- _Stated goal_:
Reproduce the listing below from the line with "Output the Python" to the line with "0.219, 0.0887, 0.013]", both lines included, character for character, minus any pictures.

- _Excerpted data_:
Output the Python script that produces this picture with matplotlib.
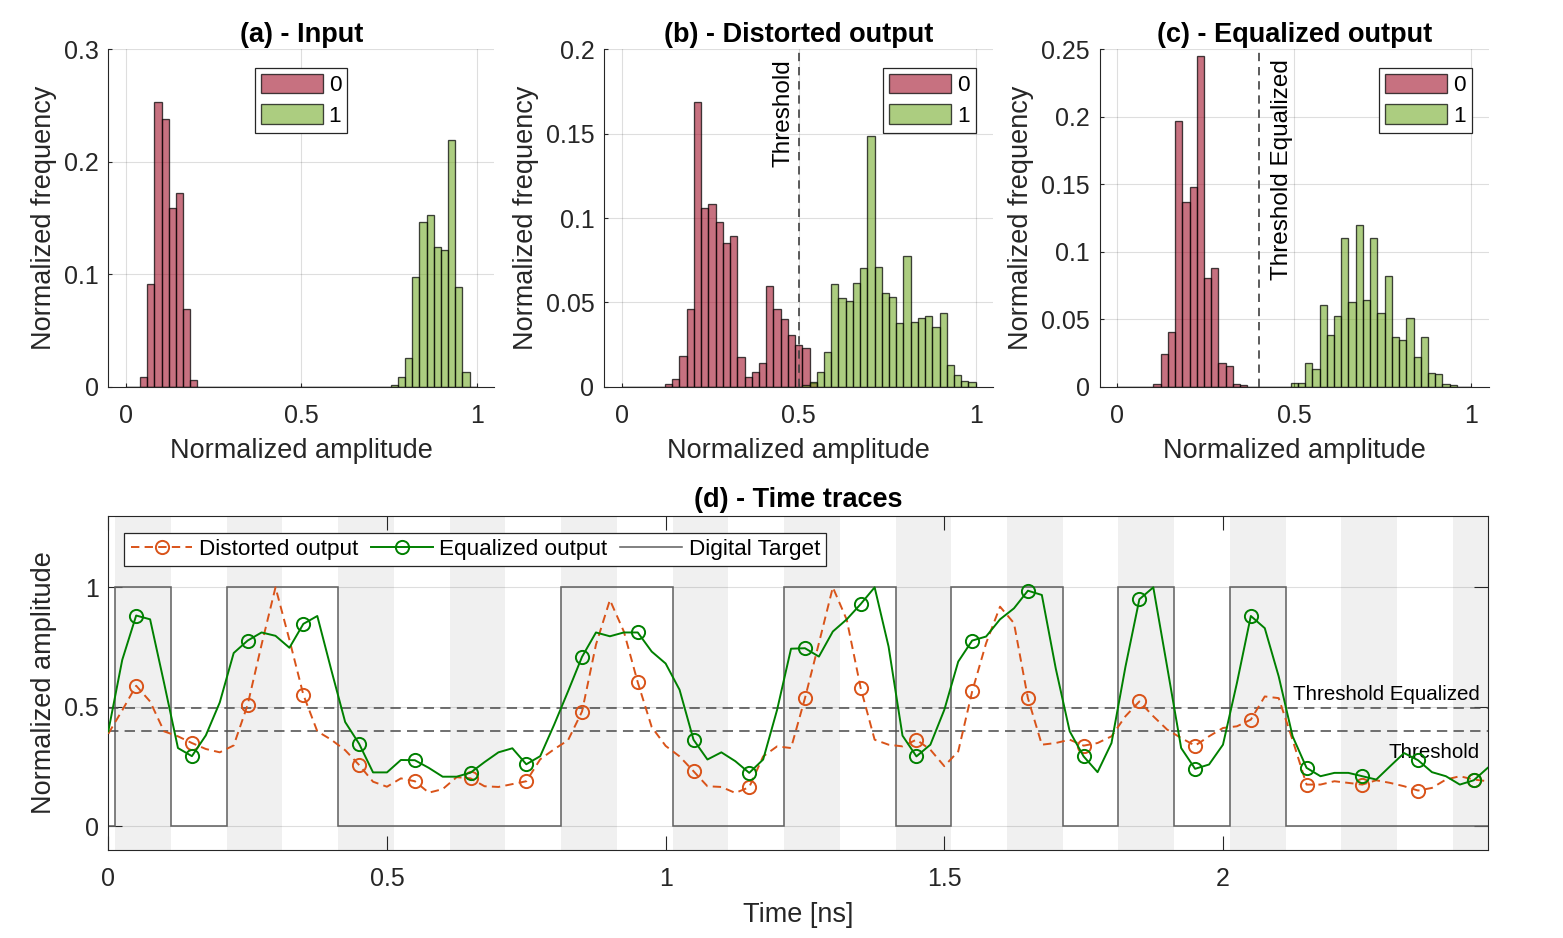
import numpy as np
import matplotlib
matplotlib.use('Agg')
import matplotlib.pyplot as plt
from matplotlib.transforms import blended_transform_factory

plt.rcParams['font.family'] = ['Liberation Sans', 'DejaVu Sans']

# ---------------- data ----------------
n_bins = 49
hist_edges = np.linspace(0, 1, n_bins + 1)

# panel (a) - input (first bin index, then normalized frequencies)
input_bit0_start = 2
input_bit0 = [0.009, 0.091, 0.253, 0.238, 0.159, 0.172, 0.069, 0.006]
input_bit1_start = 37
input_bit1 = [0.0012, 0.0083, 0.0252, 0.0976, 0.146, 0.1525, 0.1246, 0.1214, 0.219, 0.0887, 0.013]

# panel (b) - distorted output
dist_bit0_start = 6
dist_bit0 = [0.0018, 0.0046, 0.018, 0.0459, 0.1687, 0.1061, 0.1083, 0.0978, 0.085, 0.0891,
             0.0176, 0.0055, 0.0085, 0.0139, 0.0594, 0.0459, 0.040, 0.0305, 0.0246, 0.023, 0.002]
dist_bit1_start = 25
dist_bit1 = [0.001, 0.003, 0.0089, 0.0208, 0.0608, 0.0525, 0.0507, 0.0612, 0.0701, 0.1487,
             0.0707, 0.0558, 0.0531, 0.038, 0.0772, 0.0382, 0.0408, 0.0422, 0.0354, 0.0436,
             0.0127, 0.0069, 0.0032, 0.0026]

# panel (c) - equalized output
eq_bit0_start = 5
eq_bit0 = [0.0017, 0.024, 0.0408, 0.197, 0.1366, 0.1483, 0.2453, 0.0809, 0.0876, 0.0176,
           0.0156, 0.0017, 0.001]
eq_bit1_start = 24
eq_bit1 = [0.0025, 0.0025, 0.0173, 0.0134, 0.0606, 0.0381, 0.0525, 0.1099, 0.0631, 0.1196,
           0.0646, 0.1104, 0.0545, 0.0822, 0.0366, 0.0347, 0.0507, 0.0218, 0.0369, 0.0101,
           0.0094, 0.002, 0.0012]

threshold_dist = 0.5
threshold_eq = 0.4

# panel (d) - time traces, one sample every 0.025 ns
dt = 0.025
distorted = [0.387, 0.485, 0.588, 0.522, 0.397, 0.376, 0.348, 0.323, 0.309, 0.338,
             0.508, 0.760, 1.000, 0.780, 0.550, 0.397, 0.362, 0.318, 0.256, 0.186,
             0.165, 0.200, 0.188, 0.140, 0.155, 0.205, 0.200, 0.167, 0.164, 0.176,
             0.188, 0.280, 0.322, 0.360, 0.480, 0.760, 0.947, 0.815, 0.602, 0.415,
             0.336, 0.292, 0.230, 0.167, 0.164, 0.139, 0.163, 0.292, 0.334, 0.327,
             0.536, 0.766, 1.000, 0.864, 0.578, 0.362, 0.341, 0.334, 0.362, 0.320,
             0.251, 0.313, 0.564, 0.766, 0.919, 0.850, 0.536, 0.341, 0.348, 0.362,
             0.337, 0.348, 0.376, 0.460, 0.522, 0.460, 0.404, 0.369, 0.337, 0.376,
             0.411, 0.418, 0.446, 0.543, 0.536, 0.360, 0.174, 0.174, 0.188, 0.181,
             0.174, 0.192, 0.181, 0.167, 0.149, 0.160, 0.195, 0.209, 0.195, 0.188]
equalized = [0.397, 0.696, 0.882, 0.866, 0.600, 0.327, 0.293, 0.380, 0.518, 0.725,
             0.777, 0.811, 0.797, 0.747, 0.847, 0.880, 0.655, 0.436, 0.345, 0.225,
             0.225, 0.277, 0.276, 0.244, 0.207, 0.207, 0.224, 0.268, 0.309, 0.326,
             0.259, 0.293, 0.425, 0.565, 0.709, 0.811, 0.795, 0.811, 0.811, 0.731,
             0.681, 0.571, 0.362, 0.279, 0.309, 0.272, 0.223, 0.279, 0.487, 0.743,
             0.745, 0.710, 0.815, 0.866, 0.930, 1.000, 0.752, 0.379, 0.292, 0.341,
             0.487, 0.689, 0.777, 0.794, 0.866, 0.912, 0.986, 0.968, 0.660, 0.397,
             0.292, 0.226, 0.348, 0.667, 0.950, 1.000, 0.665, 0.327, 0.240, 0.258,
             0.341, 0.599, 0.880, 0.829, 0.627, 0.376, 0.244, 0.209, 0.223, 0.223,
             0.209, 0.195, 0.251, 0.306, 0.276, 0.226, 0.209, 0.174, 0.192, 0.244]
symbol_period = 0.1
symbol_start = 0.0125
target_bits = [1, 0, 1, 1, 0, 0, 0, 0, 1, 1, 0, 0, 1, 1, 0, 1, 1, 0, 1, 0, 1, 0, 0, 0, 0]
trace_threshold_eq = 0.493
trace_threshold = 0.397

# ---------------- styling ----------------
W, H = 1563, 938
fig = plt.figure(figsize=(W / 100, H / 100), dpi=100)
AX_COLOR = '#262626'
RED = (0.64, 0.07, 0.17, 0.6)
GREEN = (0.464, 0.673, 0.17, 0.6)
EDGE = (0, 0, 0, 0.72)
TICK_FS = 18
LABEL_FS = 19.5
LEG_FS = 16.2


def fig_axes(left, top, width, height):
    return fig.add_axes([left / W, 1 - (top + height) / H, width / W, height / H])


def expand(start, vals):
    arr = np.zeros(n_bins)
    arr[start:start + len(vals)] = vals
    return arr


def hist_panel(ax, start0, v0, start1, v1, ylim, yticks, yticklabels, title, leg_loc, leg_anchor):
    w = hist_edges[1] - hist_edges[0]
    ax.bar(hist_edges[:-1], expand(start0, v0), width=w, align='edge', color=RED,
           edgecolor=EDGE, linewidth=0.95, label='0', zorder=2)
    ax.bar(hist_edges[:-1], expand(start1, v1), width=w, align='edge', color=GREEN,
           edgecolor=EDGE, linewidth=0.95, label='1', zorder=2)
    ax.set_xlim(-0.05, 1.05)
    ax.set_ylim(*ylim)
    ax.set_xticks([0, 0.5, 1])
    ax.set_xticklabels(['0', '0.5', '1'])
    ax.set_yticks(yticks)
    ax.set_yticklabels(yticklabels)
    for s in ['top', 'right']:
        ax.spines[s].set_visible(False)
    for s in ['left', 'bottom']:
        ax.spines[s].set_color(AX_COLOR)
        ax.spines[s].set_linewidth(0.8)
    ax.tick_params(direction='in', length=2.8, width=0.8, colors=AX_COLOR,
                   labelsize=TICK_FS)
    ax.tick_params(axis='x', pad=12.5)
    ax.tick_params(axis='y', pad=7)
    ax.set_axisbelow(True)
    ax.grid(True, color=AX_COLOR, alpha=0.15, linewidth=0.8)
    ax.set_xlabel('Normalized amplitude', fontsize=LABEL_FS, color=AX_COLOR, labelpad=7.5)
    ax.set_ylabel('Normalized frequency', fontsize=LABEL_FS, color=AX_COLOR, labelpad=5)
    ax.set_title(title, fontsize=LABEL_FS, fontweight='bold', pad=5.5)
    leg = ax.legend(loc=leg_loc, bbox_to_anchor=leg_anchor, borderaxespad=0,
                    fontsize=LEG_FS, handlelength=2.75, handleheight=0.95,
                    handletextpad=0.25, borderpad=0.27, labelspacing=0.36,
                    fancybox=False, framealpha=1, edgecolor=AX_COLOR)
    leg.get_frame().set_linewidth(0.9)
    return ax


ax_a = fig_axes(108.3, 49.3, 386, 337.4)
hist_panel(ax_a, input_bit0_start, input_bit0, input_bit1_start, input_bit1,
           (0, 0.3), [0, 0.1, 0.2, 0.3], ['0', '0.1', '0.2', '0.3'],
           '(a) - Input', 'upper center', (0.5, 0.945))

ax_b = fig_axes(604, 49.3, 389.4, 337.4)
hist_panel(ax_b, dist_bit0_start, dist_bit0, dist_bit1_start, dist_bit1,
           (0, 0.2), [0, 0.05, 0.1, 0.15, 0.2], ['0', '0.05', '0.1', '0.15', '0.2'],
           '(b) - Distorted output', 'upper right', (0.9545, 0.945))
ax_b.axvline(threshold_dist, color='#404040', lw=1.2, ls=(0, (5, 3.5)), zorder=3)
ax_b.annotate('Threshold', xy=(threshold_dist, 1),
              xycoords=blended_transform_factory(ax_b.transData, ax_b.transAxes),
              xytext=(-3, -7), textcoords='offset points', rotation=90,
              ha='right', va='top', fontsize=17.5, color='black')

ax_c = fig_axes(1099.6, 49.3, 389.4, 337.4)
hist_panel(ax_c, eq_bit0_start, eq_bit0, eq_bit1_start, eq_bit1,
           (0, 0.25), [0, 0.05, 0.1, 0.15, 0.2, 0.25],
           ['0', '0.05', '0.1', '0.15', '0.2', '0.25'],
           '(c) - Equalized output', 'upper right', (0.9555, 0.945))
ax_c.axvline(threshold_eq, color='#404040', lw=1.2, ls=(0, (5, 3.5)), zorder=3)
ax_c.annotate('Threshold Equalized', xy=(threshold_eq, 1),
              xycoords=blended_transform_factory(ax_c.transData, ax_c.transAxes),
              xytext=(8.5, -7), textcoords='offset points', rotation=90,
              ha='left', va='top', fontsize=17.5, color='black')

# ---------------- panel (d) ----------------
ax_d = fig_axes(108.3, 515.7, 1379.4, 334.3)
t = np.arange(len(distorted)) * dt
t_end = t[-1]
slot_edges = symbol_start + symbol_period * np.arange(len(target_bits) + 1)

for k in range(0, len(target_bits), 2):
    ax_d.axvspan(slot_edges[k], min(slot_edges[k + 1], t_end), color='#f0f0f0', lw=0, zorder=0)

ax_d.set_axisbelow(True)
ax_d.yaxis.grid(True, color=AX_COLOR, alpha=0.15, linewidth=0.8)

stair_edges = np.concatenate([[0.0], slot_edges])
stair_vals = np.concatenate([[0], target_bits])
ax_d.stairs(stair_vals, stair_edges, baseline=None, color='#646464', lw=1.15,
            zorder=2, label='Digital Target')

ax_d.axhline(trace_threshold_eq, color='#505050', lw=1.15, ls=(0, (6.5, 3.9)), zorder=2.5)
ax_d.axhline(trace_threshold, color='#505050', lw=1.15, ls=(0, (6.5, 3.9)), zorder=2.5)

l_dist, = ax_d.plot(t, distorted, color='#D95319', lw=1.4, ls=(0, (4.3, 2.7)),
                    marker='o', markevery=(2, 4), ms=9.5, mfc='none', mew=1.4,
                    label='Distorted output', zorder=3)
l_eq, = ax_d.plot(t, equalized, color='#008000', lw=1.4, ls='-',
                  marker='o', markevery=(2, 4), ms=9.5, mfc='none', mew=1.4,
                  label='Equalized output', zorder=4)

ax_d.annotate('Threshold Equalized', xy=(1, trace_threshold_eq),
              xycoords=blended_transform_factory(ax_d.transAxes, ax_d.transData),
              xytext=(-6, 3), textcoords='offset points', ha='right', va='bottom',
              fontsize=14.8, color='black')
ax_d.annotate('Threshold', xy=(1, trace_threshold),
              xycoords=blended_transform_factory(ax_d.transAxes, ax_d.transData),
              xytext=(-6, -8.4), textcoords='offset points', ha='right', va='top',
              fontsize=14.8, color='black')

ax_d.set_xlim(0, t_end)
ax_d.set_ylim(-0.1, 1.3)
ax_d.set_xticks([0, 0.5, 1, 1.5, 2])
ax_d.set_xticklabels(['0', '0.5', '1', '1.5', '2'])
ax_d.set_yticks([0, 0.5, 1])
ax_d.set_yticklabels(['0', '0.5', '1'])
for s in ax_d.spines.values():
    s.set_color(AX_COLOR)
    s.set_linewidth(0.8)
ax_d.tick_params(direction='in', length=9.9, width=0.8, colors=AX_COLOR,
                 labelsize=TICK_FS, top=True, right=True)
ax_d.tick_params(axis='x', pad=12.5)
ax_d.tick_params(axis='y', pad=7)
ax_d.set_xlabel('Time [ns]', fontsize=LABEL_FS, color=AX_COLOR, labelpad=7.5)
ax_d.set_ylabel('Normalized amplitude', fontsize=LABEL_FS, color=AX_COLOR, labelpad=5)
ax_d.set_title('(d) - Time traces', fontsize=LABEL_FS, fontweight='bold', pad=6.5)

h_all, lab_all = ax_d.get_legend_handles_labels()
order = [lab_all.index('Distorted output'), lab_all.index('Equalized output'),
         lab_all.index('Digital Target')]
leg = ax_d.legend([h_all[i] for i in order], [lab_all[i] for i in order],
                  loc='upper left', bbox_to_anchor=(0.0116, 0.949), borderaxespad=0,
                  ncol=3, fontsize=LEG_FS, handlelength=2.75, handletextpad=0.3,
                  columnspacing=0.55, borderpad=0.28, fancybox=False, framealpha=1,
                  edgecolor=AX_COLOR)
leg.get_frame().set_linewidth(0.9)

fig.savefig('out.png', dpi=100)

==

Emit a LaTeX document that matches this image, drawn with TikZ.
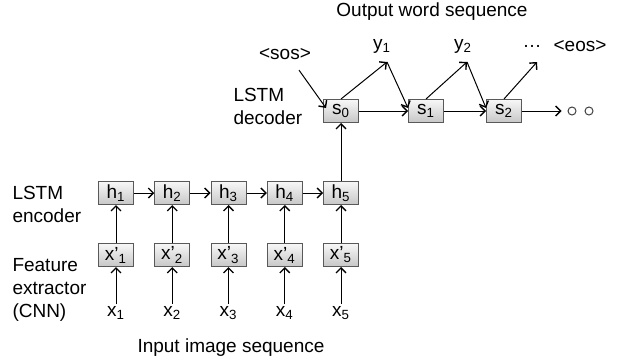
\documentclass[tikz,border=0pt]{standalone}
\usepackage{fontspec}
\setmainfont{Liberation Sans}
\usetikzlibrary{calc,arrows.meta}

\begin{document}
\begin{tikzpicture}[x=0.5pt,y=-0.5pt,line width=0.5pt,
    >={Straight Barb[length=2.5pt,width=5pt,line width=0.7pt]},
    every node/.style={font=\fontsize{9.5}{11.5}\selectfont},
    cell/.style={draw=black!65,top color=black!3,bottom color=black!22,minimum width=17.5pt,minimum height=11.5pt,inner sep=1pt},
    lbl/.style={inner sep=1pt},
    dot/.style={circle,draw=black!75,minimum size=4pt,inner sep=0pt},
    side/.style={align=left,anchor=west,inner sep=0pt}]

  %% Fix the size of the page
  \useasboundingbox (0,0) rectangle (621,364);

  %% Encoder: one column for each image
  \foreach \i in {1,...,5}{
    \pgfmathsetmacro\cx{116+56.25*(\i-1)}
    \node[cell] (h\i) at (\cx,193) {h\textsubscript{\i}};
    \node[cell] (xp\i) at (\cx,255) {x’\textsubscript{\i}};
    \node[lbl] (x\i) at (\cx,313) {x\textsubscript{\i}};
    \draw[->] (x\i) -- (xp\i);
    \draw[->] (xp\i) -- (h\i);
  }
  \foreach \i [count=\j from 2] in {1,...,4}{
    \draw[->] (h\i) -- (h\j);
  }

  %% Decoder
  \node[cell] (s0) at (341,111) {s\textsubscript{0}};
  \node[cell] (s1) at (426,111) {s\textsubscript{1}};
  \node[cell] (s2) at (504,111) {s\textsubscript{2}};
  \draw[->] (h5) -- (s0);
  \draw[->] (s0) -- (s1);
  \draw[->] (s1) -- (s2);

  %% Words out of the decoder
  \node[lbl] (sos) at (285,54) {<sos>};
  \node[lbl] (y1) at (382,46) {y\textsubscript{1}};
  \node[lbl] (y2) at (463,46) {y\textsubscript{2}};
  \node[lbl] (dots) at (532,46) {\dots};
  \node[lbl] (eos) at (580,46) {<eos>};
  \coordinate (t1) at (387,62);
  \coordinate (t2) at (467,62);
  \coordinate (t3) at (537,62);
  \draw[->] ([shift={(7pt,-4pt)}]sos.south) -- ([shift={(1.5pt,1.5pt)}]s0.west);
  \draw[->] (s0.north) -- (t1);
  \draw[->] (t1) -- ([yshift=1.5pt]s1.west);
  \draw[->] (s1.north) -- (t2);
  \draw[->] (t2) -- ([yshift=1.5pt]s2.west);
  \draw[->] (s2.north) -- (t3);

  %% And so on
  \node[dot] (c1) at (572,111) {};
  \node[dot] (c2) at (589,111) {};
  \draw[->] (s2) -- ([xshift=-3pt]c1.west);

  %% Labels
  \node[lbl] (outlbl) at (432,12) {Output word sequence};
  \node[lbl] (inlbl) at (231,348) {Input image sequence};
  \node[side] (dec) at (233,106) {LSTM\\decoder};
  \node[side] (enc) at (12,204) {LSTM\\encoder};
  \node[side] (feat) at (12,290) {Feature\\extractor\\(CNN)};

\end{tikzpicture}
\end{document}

--

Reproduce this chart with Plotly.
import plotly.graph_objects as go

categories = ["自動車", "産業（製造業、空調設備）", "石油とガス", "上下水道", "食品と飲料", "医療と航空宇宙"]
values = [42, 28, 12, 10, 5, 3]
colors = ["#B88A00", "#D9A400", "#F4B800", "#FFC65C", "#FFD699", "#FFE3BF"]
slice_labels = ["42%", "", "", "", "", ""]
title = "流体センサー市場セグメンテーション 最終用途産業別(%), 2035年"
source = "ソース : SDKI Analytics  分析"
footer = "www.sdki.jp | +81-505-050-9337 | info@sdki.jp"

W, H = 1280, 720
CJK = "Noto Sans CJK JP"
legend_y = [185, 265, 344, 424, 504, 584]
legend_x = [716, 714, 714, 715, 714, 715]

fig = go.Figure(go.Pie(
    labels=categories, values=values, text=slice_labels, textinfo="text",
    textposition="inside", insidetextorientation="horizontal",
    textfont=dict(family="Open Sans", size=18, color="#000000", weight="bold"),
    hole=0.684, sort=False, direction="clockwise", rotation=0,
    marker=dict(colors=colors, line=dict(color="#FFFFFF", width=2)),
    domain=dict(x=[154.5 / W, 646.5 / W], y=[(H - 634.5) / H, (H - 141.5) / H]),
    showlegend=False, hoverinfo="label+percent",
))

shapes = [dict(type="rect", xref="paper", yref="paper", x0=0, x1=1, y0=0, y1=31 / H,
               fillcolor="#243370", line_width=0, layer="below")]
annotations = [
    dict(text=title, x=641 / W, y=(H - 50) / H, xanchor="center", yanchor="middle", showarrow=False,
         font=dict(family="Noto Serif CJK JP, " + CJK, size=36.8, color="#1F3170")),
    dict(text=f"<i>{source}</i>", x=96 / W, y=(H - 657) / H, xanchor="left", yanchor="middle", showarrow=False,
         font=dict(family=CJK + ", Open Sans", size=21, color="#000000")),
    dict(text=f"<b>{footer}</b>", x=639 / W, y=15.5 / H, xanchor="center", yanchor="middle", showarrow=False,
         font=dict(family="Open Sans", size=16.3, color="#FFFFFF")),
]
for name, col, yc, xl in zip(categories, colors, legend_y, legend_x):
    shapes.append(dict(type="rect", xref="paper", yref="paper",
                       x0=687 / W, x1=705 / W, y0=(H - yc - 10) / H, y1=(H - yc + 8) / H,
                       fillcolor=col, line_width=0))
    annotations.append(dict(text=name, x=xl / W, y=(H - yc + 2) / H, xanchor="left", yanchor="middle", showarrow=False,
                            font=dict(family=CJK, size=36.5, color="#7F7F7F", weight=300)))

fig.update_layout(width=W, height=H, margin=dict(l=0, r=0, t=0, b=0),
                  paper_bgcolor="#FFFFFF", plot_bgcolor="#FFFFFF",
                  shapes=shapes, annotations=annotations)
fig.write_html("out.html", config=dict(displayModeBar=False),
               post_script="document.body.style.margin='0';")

- _Full solution_:
Output the Python script that produces this picture with matplotlib.
import numpy as np
import matplotlib
matplotlib.use('Agg')
import matplotlib.pyplot as plt
from matplotlib.transforms import blended_transform_factory

plt.rcParams['font.family'] = ['Liberation Sans', 'DejaVu Sans']

# ---------------- data ----------------
n_bins = 49
hist_edges = np.linspace(0, 1, n_bins + 1)

# panel (a) - input (first bin index, then normalized frequencies)
input_bit0_start = 2
input_bit0 = [0.009, 0.091, 0.253, 0.238, 0.159, 0.172, 0.069, 0.006]
input_bit1_start = 37
input_bit1 = [0.0012, 0.0083, 0.0252, 0.0976, 0.146, 0.1525, 0.1246, 0.1214, 0.219, 0.0887, 0.013]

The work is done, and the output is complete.